While she enjoyed her work in Israel, she wondered whether her true calling was psychology, a field in which she had always excelled. “I had a great salary and was moving up in my field, but I had loved psychology. It fit really well with who I am,” she recalled in a recent interview. So she decided to return to school and pursue her love of psychology with the goal of becoming a therapist. “I realized if I didn’t try, I would never know.”

Earning a master’s of social work at Touro would be the route she would take. Little did she know that two years after starting back to school she would be on stage at Lincoln Center at graduation, having been chosen by her classmates to give their commencement speech. Levinson, who received the Dean’s Academic Honors With Distinction, spoke about her choice, and what she learned in her two years at Touro.

“I was drawn to social work because I wanted to learn how to help others by helping them understand themselves. I have always been passionate about therapy, and couples and families in particular have always interested me because the relationships we have to those closest to us are so special and essential,” Levinson told the packed audience, which included approximately 1,000 graduates and their families and friends from six schools of the Division of Graduate Studies.

“I thought, if I can learn how to play even a small role in helping to improve how people relate to and understand each other, then perhaps I would feel that I’ve done something important,” she said.

But Levinson learned more. She learned about social work policy and became impassioned about family leave.
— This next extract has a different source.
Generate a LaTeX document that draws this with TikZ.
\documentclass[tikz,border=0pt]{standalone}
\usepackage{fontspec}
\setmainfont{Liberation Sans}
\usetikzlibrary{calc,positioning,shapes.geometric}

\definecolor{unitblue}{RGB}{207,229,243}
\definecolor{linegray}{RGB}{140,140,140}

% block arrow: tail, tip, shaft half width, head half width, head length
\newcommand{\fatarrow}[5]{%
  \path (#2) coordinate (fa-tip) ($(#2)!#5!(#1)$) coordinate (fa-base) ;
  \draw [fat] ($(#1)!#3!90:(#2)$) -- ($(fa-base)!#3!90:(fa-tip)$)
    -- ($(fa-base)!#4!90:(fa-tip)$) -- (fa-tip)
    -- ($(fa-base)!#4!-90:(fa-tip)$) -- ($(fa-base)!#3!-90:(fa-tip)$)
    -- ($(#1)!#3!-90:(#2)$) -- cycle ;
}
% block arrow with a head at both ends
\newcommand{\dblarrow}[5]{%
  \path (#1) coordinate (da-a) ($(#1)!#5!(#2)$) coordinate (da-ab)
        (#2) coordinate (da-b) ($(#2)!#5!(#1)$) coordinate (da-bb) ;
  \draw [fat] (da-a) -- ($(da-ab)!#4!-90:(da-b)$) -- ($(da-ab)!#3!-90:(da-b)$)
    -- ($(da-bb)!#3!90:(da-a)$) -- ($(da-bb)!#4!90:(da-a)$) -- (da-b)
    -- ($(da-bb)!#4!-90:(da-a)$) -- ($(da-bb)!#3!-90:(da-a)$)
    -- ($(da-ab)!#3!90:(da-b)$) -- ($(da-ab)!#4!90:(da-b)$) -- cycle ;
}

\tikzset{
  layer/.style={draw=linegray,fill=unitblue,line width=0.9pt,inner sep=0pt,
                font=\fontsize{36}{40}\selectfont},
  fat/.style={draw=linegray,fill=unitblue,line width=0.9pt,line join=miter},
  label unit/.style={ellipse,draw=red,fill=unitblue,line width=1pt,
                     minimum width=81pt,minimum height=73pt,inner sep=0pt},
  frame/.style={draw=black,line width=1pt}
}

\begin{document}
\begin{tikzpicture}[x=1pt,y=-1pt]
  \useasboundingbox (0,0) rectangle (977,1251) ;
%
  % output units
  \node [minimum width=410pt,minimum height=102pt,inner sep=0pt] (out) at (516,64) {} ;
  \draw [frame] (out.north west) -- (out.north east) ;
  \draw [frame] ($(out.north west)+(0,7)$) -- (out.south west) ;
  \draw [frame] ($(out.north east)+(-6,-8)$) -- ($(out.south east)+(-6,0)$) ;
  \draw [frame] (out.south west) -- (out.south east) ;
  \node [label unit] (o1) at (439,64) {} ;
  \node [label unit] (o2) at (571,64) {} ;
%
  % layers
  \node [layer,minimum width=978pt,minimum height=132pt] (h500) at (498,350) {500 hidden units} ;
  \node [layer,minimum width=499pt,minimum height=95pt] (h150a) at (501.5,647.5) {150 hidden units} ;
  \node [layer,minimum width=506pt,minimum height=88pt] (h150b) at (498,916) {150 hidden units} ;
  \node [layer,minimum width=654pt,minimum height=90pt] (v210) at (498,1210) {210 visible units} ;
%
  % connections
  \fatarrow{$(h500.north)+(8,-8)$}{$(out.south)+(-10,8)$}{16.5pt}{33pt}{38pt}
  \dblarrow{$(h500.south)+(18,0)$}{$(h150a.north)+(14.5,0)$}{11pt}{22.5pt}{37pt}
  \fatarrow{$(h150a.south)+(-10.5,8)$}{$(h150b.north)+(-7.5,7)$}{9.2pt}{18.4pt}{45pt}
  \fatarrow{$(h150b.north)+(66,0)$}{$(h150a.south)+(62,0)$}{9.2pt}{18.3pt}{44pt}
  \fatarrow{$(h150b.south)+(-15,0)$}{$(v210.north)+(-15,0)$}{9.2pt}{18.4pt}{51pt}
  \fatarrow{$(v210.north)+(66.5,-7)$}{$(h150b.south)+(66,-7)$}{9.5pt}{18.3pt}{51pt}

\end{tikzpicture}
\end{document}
She was especially impressed with a four-part sequence required for her degree, “Foundations of Social Work Practice.”

“Those are the classes that teach you ‘how you do it.’ You learn something and implement it the next day. “

At Metro Club PROS (Brooklyn Community Services), where she worked as an intern last year, she counseled severely mentally ill adults one on one, led group workshops and created recovery plans.
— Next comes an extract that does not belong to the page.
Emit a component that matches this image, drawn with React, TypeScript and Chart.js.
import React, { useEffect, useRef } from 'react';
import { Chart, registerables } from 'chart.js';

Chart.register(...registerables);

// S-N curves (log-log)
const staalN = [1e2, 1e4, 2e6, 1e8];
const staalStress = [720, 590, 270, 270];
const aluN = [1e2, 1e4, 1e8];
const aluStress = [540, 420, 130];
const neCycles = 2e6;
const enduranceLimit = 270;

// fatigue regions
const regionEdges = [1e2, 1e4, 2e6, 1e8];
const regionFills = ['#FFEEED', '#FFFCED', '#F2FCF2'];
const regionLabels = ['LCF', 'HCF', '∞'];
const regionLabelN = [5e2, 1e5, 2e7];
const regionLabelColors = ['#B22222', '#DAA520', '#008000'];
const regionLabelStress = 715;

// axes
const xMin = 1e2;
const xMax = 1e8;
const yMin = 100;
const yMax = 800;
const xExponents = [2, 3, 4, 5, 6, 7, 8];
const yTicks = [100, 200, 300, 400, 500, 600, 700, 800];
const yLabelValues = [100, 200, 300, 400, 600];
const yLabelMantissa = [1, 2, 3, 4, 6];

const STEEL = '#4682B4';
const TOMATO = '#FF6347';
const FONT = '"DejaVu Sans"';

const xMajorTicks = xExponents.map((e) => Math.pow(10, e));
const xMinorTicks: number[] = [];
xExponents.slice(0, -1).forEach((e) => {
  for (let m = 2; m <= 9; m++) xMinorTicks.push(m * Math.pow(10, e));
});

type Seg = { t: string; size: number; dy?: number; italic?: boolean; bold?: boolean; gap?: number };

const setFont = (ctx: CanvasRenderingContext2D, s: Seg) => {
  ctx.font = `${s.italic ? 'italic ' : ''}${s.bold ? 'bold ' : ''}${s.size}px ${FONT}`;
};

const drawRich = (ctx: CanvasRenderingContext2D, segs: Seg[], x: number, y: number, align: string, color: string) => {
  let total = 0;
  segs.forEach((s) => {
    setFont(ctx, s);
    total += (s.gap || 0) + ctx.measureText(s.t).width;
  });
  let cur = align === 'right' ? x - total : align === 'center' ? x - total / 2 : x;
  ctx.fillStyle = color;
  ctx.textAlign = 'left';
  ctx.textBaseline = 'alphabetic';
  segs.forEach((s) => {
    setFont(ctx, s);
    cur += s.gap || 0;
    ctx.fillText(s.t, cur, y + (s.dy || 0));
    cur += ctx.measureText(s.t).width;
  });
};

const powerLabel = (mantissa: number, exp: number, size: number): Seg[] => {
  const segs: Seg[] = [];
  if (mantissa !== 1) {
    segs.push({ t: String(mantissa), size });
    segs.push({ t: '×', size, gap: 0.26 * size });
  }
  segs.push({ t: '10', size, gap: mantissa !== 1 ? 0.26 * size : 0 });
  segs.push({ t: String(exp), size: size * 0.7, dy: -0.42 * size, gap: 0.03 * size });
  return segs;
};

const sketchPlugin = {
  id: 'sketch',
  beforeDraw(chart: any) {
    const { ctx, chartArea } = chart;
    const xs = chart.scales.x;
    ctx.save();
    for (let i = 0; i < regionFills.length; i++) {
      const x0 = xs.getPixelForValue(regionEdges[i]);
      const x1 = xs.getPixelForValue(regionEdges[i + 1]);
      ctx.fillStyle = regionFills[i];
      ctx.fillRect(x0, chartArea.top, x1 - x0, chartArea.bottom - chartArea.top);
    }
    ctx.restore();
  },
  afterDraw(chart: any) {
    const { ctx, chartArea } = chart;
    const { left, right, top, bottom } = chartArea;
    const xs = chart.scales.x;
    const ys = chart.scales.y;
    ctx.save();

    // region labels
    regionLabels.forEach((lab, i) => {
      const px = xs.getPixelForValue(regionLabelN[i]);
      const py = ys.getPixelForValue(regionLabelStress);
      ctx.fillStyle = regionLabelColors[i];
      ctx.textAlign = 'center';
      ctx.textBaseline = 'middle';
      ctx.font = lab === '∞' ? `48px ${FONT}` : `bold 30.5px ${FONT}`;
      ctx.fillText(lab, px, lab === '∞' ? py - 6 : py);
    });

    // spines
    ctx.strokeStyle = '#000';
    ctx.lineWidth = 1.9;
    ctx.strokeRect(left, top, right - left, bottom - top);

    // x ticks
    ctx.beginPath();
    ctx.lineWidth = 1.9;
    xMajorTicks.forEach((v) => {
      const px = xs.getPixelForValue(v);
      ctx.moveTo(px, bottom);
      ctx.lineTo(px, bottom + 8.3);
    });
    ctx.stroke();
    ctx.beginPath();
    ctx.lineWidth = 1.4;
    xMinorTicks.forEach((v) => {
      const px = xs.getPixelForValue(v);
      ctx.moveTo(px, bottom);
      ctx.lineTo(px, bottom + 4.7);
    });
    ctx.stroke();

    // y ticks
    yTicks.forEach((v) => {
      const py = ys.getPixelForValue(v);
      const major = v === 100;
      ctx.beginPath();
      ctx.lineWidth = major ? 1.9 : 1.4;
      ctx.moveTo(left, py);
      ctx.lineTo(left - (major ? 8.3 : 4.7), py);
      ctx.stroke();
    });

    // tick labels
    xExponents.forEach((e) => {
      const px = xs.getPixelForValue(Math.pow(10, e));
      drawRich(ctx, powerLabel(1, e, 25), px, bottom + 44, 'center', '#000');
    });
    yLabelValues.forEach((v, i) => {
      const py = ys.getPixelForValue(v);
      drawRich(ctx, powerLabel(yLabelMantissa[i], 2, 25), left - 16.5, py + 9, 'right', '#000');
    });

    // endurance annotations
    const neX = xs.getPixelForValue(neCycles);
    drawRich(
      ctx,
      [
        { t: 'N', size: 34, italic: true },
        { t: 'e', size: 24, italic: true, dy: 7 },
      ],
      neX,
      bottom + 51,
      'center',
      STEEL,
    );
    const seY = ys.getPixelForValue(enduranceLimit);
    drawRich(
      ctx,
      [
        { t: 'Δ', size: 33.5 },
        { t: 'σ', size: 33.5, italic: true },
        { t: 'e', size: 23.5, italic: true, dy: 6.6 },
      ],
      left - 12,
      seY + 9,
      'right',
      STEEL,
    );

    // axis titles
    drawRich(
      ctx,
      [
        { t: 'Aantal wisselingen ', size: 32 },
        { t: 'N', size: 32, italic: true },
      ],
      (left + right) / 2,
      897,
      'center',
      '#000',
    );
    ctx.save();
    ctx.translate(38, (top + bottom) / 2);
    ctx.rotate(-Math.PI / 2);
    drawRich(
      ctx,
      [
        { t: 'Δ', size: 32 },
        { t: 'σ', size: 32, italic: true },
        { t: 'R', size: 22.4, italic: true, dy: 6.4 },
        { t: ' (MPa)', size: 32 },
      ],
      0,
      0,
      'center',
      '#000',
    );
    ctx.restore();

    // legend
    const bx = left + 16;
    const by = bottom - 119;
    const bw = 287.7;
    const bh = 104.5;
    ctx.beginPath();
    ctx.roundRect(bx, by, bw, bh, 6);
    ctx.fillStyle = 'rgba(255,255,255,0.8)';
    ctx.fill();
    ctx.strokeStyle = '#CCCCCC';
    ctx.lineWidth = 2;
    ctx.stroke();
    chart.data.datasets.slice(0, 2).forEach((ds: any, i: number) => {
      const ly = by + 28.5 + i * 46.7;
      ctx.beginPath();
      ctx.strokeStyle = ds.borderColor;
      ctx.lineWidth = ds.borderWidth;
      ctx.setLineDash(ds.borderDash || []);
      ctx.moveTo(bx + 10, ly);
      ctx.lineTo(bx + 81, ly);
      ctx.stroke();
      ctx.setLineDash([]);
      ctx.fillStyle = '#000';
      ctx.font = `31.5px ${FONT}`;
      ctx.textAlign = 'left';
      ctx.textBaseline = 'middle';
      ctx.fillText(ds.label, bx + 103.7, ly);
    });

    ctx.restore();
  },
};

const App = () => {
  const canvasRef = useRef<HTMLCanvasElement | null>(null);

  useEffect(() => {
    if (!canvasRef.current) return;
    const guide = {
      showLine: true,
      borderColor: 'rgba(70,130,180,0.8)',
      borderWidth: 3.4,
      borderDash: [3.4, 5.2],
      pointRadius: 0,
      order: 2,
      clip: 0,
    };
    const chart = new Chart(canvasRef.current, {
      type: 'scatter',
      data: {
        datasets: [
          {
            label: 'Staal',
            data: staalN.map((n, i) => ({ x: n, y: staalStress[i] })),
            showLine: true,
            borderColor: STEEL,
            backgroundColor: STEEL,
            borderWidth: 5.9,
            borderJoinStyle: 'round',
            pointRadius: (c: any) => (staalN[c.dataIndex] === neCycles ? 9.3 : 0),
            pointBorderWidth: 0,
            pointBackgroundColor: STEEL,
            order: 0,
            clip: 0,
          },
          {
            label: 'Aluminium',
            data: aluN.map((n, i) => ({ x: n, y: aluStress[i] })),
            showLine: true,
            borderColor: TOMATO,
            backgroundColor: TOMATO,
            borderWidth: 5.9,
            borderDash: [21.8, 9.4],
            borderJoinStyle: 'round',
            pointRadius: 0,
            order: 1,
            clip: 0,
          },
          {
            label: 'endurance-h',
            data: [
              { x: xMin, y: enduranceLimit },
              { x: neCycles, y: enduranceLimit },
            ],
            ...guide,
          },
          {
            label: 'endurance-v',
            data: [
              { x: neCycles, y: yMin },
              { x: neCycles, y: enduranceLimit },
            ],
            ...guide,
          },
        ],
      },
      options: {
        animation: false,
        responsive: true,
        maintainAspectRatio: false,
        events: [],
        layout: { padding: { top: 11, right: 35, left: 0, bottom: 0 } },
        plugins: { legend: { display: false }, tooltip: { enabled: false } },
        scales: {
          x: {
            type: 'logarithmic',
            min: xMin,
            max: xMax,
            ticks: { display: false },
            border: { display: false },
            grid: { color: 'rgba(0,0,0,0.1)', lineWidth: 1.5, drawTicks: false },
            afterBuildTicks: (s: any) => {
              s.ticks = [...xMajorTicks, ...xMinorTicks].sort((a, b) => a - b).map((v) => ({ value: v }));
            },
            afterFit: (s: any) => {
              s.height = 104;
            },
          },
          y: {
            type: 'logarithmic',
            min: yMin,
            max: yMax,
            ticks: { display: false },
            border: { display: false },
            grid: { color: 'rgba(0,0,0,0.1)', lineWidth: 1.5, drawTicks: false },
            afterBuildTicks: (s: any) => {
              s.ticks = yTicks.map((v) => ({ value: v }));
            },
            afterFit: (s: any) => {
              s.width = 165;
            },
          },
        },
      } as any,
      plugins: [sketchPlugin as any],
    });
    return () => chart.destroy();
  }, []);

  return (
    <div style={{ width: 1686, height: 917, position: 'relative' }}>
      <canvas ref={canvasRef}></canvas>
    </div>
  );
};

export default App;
“They taught me about strength, resilience, empathy and patience. Despite their challenges they had such a love of life and a sense of humor. They worked hard and showed up ready to learn and participate and they really inspired me,” she said.
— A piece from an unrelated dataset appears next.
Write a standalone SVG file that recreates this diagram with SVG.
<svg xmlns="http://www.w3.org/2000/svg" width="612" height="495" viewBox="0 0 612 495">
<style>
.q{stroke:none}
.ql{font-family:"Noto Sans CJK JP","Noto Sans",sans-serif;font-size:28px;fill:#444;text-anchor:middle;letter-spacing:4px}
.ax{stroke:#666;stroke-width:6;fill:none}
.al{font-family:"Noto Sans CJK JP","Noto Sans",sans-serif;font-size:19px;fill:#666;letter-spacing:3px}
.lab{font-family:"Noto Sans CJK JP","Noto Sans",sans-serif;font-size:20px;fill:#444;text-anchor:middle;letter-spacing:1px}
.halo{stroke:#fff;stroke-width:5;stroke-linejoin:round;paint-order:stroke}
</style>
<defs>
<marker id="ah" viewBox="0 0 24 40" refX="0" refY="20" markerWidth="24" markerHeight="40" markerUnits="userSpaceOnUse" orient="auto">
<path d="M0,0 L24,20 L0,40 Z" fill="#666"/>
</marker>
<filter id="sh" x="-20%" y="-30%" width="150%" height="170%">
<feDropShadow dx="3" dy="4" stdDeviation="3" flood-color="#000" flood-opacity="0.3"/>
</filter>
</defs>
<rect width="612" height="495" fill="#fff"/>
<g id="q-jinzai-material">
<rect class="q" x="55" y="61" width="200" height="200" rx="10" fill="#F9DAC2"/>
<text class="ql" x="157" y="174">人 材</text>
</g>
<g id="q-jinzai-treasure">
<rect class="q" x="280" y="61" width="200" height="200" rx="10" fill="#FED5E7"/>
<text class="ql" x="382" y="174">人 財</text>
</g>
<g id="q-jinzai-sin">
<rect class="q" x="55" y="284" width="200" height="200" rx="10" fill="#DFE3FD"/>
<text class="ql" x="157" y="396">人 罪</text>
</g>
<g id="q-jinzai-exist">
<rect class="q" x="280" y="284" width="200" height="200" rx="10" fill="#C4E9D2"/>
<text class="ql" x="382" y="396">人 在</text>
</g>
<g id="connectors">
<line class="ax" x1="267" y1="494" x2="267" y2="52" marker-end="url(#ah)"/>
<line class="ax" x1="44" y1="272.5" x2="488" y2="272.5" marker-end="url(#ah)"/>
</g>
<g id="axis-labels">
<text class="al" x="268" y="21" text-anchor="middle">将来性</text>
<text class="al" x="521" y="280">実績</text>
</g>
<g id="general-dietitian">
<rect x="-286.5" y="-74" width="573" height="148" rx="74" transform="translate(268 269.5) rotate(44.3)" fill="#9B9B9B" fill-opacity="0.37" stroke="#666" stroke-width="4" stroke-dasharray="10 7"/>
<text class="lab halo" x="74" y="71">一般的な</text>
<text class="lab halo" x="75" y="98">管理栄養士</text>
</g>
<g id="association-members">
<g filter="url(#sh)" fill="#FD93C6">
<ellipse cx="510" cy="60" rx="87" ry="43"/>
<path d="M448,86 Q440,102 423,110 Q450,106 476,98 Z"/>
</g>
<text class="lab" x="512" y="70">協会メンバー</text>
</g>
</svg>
Levinson is not one to boast about herself, but those who know her are not at a loss for words about her talents and abilities. One of her professors, Dr. Steven Krantz, recalls that she was an excellent student, “insightful, an active participant in class discussions and well liked by her peers,” he said. “She has the presence needed to be a success with clients and colleagues. That’s what she demonstrated to students and faculty—empathy, excellence with humility. She’s approachable, she engages and has insight. I also feel she’s a learner. She’s into the learning process.”

Levinson feels she has made the right choice in returning to her love of psychology and choosing social work as the path. She is looking forward to landing a job at an outpatient mental health clinic or agency that will allow her to do therapy under supervision and take her licensing exam to obtain her LCSW and practice as a licensed clinical social worker. She would like to open a general practice serving all types of people with a niche for couples and families.

She attributes some of her success to her Jewish values. She grew up in a modern Orthodox home and has maintained the traditions she grew up with, including throughout college, where she sang with a Jewish a cappella group and was part of the Hillel on campus. “The truth is when you’re brought up with a Jewish family with Jewish values it definitely influences your desire to help people and that probably has played a role in instilling the desire to help others.”

Now that she’s had some experience providing counseling, she feels comfortable in that role. “Now I hope I’m good at it!”

Chances are that her classmates, teachers and mentors, who supported her standing at the podium to send the Class of 2017 on its way, are right.